Commoditization is everywhere. With offshore development, noisy marketing
channels, worldwide internet commerce, the last true battle front that remains
is the Customer Experience (Cx).
Today’s buyer, either
B2B or B2C (Which is becoming less and less relevant. More on that later)
values service and convenience many times over price and product and expectations
have never been higher.
Take Uber and Lyft. Both ride sharing services offer exactly the
same thing. Get me from point A to B in somebody
else’s Hyundai Sonata. What’s the difference?
Switching cost is zero. Customers will
churn over a 3-minute wait time. The difference
is the Cx. How the driver greets you.
What happens if you leave your phone in the car? What is there is a dispute? How the company handles the Cx defines whether
you will renew or churn. Cx drives loyalty.
My friend Nick Mehta has built a great company
in Gainsight on Cx being a killer differentiation
and managing the Cx is now a whole category unto itself.
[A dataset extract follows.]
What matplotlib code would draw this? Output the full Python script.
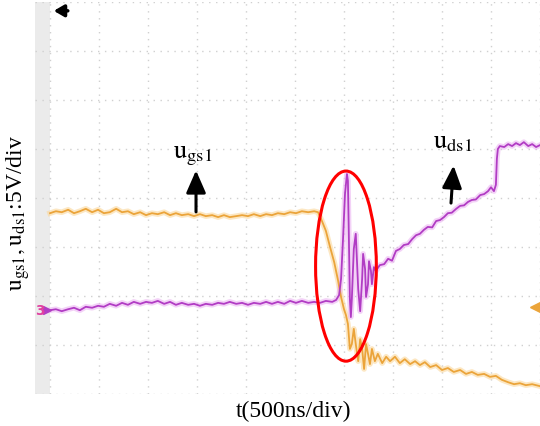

The flattening of the product
and price curves have driven comprehensive commoditization across broad
industries where price and product differentiation were formerly king not just
Uber or Lyft, but Boeing or Airbus, eBay or Amazon, Cisco or Juniper. Our
parents would drive across town to save 5 cents on a gallon of milk. Today, I shop at Wholefoods, and am willing
pay a premium, for a killer Cx.
Commoditization has flattened differentiation
and the only battle front that matters is the Customer Experience.